Following the Tree Protection Officer’s representation on behalf of Lancaster City Council, Members of the Committee had the opportunity to question the Tree Protection Officer on her representation.
The Appellant, Mr. Wales, then had the opportunity to reply.
(The Tree Protection Officer and the Appellant, Mr. Wales, left the meeting room whilst the Committee made its decision in private.)
Members considered the options before them:
(1) To confirm Tree Preservation Order No. 621 (2017) -
(a) Without modification;
(b) Subject to such modification as is considered expedient.
(2) Not to confirm Tree Preservation Order No. 621 (2017).
It was proposed by Councillor Metcalfe and seconded by Councillor Guilding:
“That Tree Preservation Order No. 621 (2017) be confirmed, subject to the following modification:
Change the designation from the temporary emergency area (A1) designation to that of a woodland designation (W1).”

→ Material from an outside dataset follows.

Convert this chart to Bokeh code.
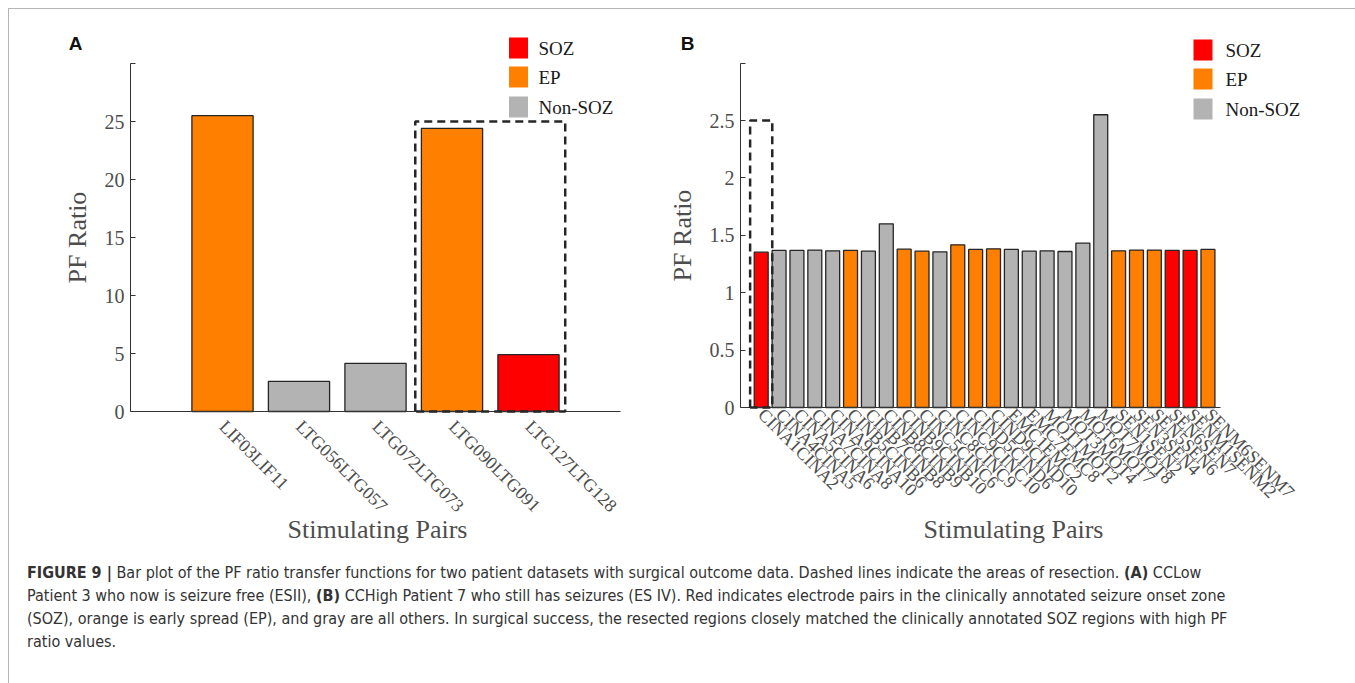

Upon being put to the vote, 4 Members voted in favour of the proposal, with 1 abstention, whereupon the Chairman declared the proposition to be carried.
(The Tree Protection Officer and the Appellant, Mr. Wales, returned to the meeting room for the decision to be announced.)
That Tree Preservation Order No. 621 (2017) be confirmed, subject to the following modification:
Change the designation from the temporary emergency area (A1) designation to that of a woodland designation (W1).